Nevertheless, Bligh publicly condemned residents who refused or failed to leave their homes, and insinuated that they would be responsible for any deaths that occurred. As the cyclone hit, she and state disaster coordinator Ian Stewart told a media briefing that six residents of Port Hinchinbrook, all in their mid-60s, who had made an emergency call asking to be evacuated from a threatening storm surge, could not be rescued. Bligh went on to assert they had not heeded earlier warnings to evacuate.

On her visit to Townsville, Gillard claimed she had come to “offer some words of reassurance and talk to people about how we’re going to rebuild”. In reality, as with the $5.6 billion floods package, the government’s contribution will be completely inadequate to reconstruct communities, provide decent social infrastructure and establish proper disaster facilities.

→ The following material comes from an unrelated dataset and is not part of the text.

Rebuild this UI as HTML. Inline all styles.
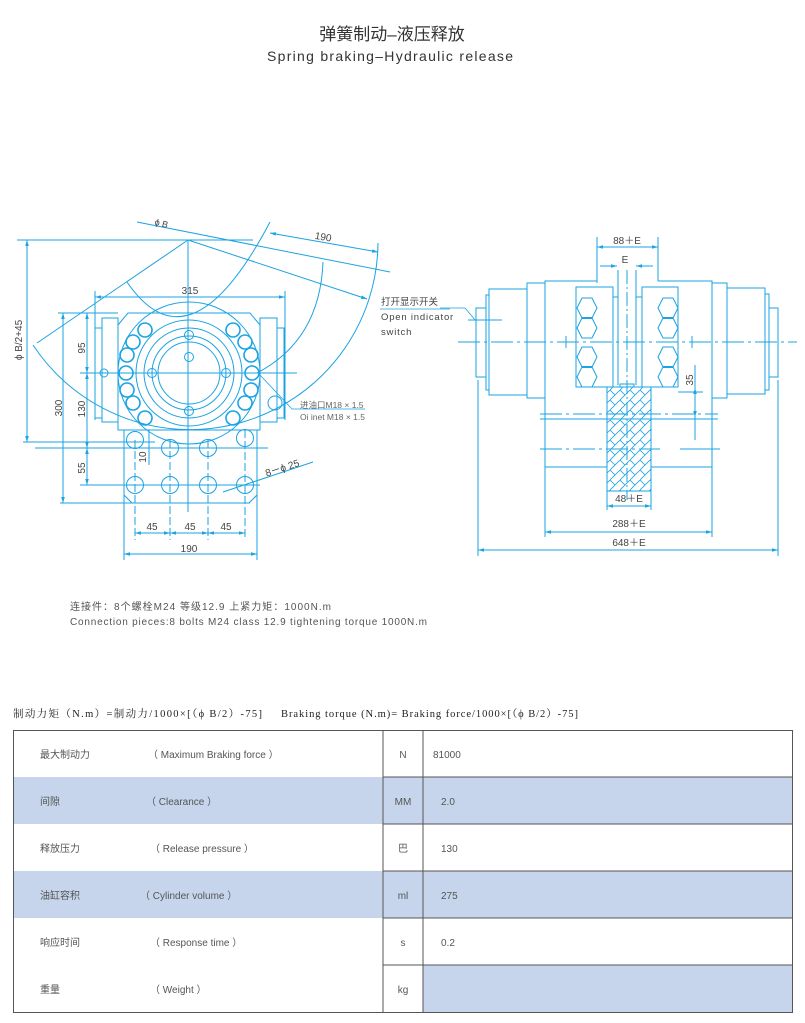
<!DOCTYPE html>
<html><head><meta charset="utf-8"><style>
html,body{margin:0;padding:0;background:#fff;}
svg{display:block;}
</style></head><body>
<svg width="805" height="1023" viewBox="0 0 805 1023" xmlns="http://www.w3.org/2000/svg" font-family="Liberation Sans, Noto Sans CJK SC, sans-serif">
<defs>
<marker id="a" viewBox="0 0 10 10" refX="10" refY="5" markerWidth="6" markerHeight="6" orient="auto-start-reverse"><path d="M0,2 L10,5 L0,8 z" fill="#1ba3e3"/></marker>
<pattern id="h" width="10" height="10" patternUnits="userSpaceOnUse"><path d="M0,10 L10,0 M0,0 L5,5" stroke="#1ba3e3" stroke-width="0.8" fill="none"/></pattern>
</defs>
<text x="392" y="40" text-anchor="middle" font-size="17" fill="#333">弹簧制动–液压释放</text>
<text x="267" y="61" font-size="14" fill="#333" textLength="246" lengthAdjust="spacing">Spring braking–Hydraulic release</text>

<g stroke="#1ba3e3" stroke-width="1" fill="none">
<!-- LEFT DRAWING -->
<line x1="17" y1="240" x2="253" y2="240"/>
<line x1="137" y1="222" x2="390" y2="272"/>
<line x1="188" y1="240" x2="367" y2="299" marker-end="url(#a)"/>
<line x1="188" y1="240" x2="37" y2="343"/>
<line x1="188" y1="240" x2="188" y2="512"/>
<path d="M33 345 A188 188 0 0 0 378 243"/>
<path d="M127 282 Q190 374 270 222"/>
<path d="M323 262 Q320 340 257 373"/>
<line x1="27" y1="240" x2="27" y2="442" marker-start="url(#a)" marker-end="url(#a)"/>
<line x1="270" y1="233" x2="378" y2="252" marker-start="url(#a)" marker-end="url(#a)"/>
<path d="M118 325 L128 313 L250 313 L260 325 L260 430 L257 430 L257 495 L249 503 L132 503 L124 495 L124 430 L118 430 Z"/>
<rect x="102" y="318" width="16" height="104"/>
<rect x="95" y="328" width="7" height="90"/>
<rect x="260" y="318" width="17" height="104"/>
<rect x="277" y="328" width="7" height="90"/>
<line x1="124" y1="430" x2="257" y2="430"/>
<circle cx="189" cy="373" r="71"/>
<circle cx="189" cy="373" r="53"/>
<circle cx="189" cy="373" r="45"/>
<circle cx="189" cy="373" r="37"/>
<circle cx="189" cy="373" r="31"/>
<g stroke-width="1.6">
<circle cx="145" cy="330" r="7"/><circle cx="133" cy="342" r="7"/><circle cx="127" cy="355" r="7"/><circle cx="126" cy="373" r="7"/><circle cx="127" cy="390" r="7"/><circle cx="133" cy="403" r="7"/><circle cx="145" cy="418" r="7"/>
<circle cx="233" cy="330" r="7"/><circle cx="245" cy="342" r="7"/><circle cx="251" cy="355" r="7"/><circle cx="252" cy="373" r="7"/><circle cx="251" cy="390" r="7"/><circle cx="245" cy="403" r="7"/><circle cx="233" cy="418" r="7"/>
</g>
<circle cx="189" cy="335" r="4.5"/><circle cx="189" cy="357" r="4.5"/><circle cx="152" cy="373" r="4.5"/><circle cx="226" cy="373" r="4.5"/><circle cx="189" cy="411" r="4.5"/>
<circle cx="104" cy="373" r="4"/>
<circle cx="275" cy="403" r="7"/>
<circle cx="135" cy="440" r="8.5"/><circle cx="170" cy="448" r="8.5"/><circle cx="208" cy="448" r="8.5"/><circle cx="245" cy="438" r="8.5"/>
<circle cx="135" cy="485" r="8.5"/><circle cx="170" cy="485" r="8.5"/><circle cx="208" cy="485" r="8.5"/><circle cx="245" cy="485" r="8.5"/>
<line x1="95" y1="297" x2="285" y2="297" marker-start="url(#a)" marker-end="url(#a)"/>
<line x1="95" y1="291" x2="95" y2="420"/><line x1="285" y1="291" x2="285" y2="420"/>
<line x1="63" y1="313" x2="63" y2="503" marker-start="url(#a)" marker-end="url(#a)"/>
<line x1="87" y1="313" x2="87" y2="373" marker-start="url(#a)" marker-end="url(#a)"/>
<line x1="87" y1="373" x2="87" y2="448" marker-start="url(#a)" marker-end="url(#a)"/>
<line x1="87" y1="448" x2="87" y2="485" marker-start="url(#a)" marker-end="url(#a)"/>
<line x1="58" y1="313" x2="118" y2="313"/>
<line x1="80" y1="373" x2="297" y2="373"/>
<line x1="23" y1="442" x2="155" y2="442"/>
<line x1="35" y1="448" x2="268" y2="448"/>
<line x1="80" y1="485" x2="260" y2="485"/>
<line x1="60" y1="503" x2="250" y2="503"/>
<line x1="149" y1="430" x2="149" y2="465"/>
<line x1="135" y1="440" x2="135" y2="540" stroke-dasharray="8 3"/><line x1="170" y1="440" x2="170" y2="540" stroke-dasharray="8 3"/><line x1="208" y1="440" x2="208" y2="540" stroke-dasharray="8 3"/><line x1="245" y1="430" x2="245" y2="540" stroke-dasharray="8 3"/>
<line x1="124" y1="495" x2="124" y2="560"/><line x1="257" y1="495" x2="257" y2="560"/>
<line x1="135" y1="533" x2="170" y2="533" marker-start="url(#a)" marker-end="url(#a)"/>
<line x1="170" y1="533" x2="208" y2="533" marker-start="url(#a)" marker-end="url(#a)"/>
<line x1="208" y1="533" x2="245" y2="533" marker-start="url(#a)" marker-end="url(#a)"/>
<line x1="124" y1="554" x2="257" y2="554" marker-start="url(#a)" marker-end="url(#a)"/>
<line x1="223" y1="492" x2="313" y2="462"/>
<polyline points="260,375 292,409 365,409" stroke-width="0.8"/>
<line x1="380" y1="309" x2="450" y2="309" stroke-width="0.8"/>

<!-- RIGHT DRAWING -->
<line x1="597" y1="237" x2="597" y2="283"/><line x1="658" y1="237" x2="658" y2="281"/>
<line x1="597" y1="247" x2="658" y2="247" marker-start="url(#a)" marker-end="url(#a)"/>
<line x1="600" y1="266" x2="617" y2="266" marker-end="url(#a)"/>
<line x1="653" y1="266" x2="636" y2="266" marker-end="url(#a)"/>
<line x1="618" y1="270" x2="618" y2="385"/><line x1="636" y1="270" x2="636" y2="385"/>
<line x1="627" y1="270" x2="627" y2="500" stroke-dasharray="14 3 2 3"/>
<rect x="476" y="308" width="10" height="69"/>
<rect x="486" y="295" width="3" height="95"/>
<rect x="489" y="289" width="38" height="106"/>
<rect x="527" y="283" width="18" height="115"/>
<polyline points="597,283 597,281 545,281 545,467 607,467"/>
<rect x="576" y="287" width="37" height="100"/>
<rect x="642" y="287" width="36" height="100"/>
<line x1="613" y1="297" x2="618" y2="297"/><line x1="636" y1="297" x2="642" y2="297"/>
<rect x="620" y="384" width="14" height="3"/>
<polyline points="658,281 712,281 712,467 651,467"/>
<rect x="712" y="283" width="15" height="115"/>
<rect x="727" y="288" width="38" height="106"/>
<rect x="765" y="294" width="4" height="96"/>
<rect x="769" y="308" width="9" height="69"/>
<g id="hx">
<path d="M577 308 L582 298 L592 298 L597 308 L592 318 L582 318 Z"/>
<path d="M577 328 L582 318 L592 318 L597 328 L592 338 L582 338 Z"/>
<path d="M577 357 L582 347 L592 347 L597 357 L592 367 L582 367 Z"/>
<path d="M577 377 L582 367 L592 367 L597 377 L592 387 L582 387 Z"/>
<line x1="582" y1="318" x2="592" y2="318" stroke-width="2"/>
<line x1="582" y1="367" x2="592" y2="367" stroke-width="2"/>
</g>
<use href="#hx" transform="translate(81,0)"/>
<rect x="607" y="387" width="44" height="104" fill="url(#h)"/>
<line x1="458" y1="342" x2="797" y2="342" stroke-dasharray="22 4 3 4"/>
<line x1="566" y1="336" x2="566" y2="348"/><line x1="692" y1="336" x2="692" y2="348"/>
<line x1="540" y1="414" x2="718" y2="414" stroke-dasharray="22 4 3 4"/>
<line x1="540" y1="419" x2="718" y2="419"/>
<line x1="540" y1="449" x2="660" y2="449" stroke-dasharray="22 4 3 4"/><line x1="680" y1="449" x2="720" y2="449"/>
<line x1="695" y1="365" x2="695" y2="440"/>
<line x1="695" y1="396" x2="695" y2="388" marker-end="url(#a)"/>
<line x1="695" y1="408" x2="695" y2="417" marker-end="url(#a)"/>
<line x1="678" y1="392" x2="703" y2="392"/>
<line x1="607" y1="491" x2="607" y2="510"/><line x1="651" y1="491" x2="651" y2="510"/>
<line x1="607" y1="506" x2="651" y2="506" marker-start="url(#a)" marker-end="url(#a)"/>
<line x1="545" y1="467" x2="545" y2="537"/><line x1="712" y1="467" x2="712" y2="537"/>
<line x1="545" y1="532" x2="712" y2="532" marker-start="url(#a)" marker-end="url(#a)"/>
<line x1="478" y1="380" x2="478" y2="556"/><line x1="778" y1="380" x2="778" y2="556"/>
<line x1="478" y1="550" x2="778" y2="550" marker-start="url(#a)" marker-end="url(#a)"/>
<polyline points="440,308 465,308 476,321" stroke-width="0.8"/>
<line x1="468" y1="320" x2="502" y2="320"/>
</g>

<g fill="#444" font-size="10">
<text x="155" y="226" transform="rotate(15 160 222)" font-size="9">ϕ B</text>
<text x="315" y="240" transform="rotate(10 322 236)">190</text>
<text x="190" y="294" text-anchor="middle">315</text>
<text transform="translate(22 340) rotate(-90)" text-anchor="middle">ϕ B/2+45</text>
<text transform="translate(62 408) rotate(-90)" text-anchor="middle">300</text>
<text transform="translate(85 348) rotate(-90)" text-anchor="middle">95</text>
<text transform="translate(85 409) rotate(-90)" text-anchor="middle">130</text>
<text transform="translate(85 468) rotate(-90)" text-anchor="middle">55</text>
<text transform="translate(146 457) rotate(-90)" text-anchor="middle">10</text>
<text x="152" y="530" text-anchor="middle">45</text>
<text x="190" y="530" text-anchor="middle">45</text>
<text x="226" y="530" text-anchor="middle">45</text>
<text x="189" y="552" text-anchor="middle">190</text>
<text x="264" y="472" transform="rotate(-18 280 466)">8－ϕ 25</text>
<text x="300" y="408" font-size="8.5" fill="#666">进油口M18 × 1.5</text>
<text x="300" y="420" font-size="8.5" fill="#666">Oi inet M18 × 1.5</text>
<text x="381" y="305" font-size="9.5">打开显示开关</text>
<text x="381" y="320" font-size="9.5" letter-spacing="0.8">Open indicator</text>
<text x="381" y="335" font-size="9.5" letter-spacing="0.8">switch</text>
<text x="627" y="244" text-anchor="middle">88＋E</text>
<text x="625" y="263" text-anchor="middle">E</text>
<text transform="translate(693 380) rotate(-90)" text-anchor="middle">35</text>
<text x="629" y="502" text-anchor="middle">48＋E</text>
<text x="629" y="527" text-anchor="middle">288＋E</text>
<text x="629" y="546" text-anchor="middle">648＋E</text>
<text x="70" y="610" fill="#555" textLength="261" lengthAdjust="spacing">连接件：8个螺栓M24 等级12.9 上紧力矩：1000N.m</text>
<text x="70" y="625" fill="#555" textLength="357" lengthAdjust="spacing">Connection pieces:8 bolts M24 class 12.9 tightening torque 1000N.m</text>
</g>

<g font-size="10.5" font-family="Liberation Serif, Noto Serif CJK SC, serif" fill="#222">
<text x="13" y="717" textLength="249" lengthAdjust="spacing">制动力矩（N.m）=制动力/1000×[（ϕ B/2）-75]</text>
<text x="281" y="717" textLength="297" lengthAdjust="spacing">Braking torque (N.m)= Braking force/1000×[（ϕ B/2）-75]</text>
</g>

<g>
<rect x="13" y="777" width="780" height="47" fill="#c6d5ec"/>
<rect x="13" y="871" width="780" height="47" fill="#c6d5ec"/>
<rect x="423" y="965" width="370" height="48" fill="#c6d5ec"/>
<g stroke="#555" fill="none" stroke-width="1">
<rect x="13.5" y="730.5" width="779" height="282"/>
<line x1="383" y1="730" x2="383" y2="1013"/>
<line x1="423" y1="730" x2="423" y2="1013"/>
<line x1="383" y1="777" x2="793" y2="777"/><line x1="383" y1="824" x2="793" y2="824"/>
<line x1="383" y1="871" x2="793" y2="871"/><line x1="383" y1="918" x2="793" y2="918"/>
<line x1="383" y1="965" x2="793" y2="965"/>
</g>
<g font-size="10" fill="#555">
<text x="40" y="758">最大制动力</text><text x="148" y="758">（ Maximum Braking force ）</text>
<text x="40" y="805">间隙</text><text x="146" y="805">（ Clearance ）</text>
<text x="40" y="852">释放压力</text><text x="150" y="852">（ Release pressure ）</text>
<text x="40" y="899">油缸容积</text><text x="140" y="899">（ Cylinder volume ）</text>
<text x="40" y="946">响应时间</text><text x="150" y="946">（ Response time ）</text>
<text x="40" y="993">重量</text><text x="150" y="993">（ Weight ）</text>
<text x="403" y="758" text-anchor="middle">N</text><text x="433" y="758">81000</text>
<text x="403" y="805" text-anchor="middle">MM</text><text x="441" y="805">2.0</text>
<text x="403" y="852" text-anchor="middle">巴</text><text x="441" y="852">130</text>
<text x="403" y="899" text-anchor="middle">ml</text><text x="441" y="899">275</text>
<text x="403" y="946" text-anchor="middle">s</text><text x="441" y="946">0.2</text>
<text x="403" y="993" text-anchor="middle">kg</text>
</g>
</g>
</svg>
</body></html>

Gillard once again made clear that any federal government contribution would be financed by making “some very tough decisions” to slash spending elsewhere. Gillard has already exploited last month’s floods disaster to bring forward $3.8 billion in cuts to education, housing and social programs, thus satisfying financial market demands to eliminate by 2012-13 the budget deficit.

Gillard’s other main message was to announce the biggest military deployment for a natural disaster since Cyclone Tracy destroyed Darwin in 1974—exceeding the mobilisation of 1,500 troops for Brisbane’s floods. The greater than ever use of soldiers for disaster relief not only underscores the lack of sufficient civil emergency services; it extends the ongoing militarisation of society. Army commander, Major-General Mick Slater, who has been placed in charge of the recovery operation, has warned the media and residents against voicing dissatisfaction. Moreover, soldiers have been involved in domestic policing and the military has taken control of entire communities, such as Grantham in Brisbane’s Lockyer Valley.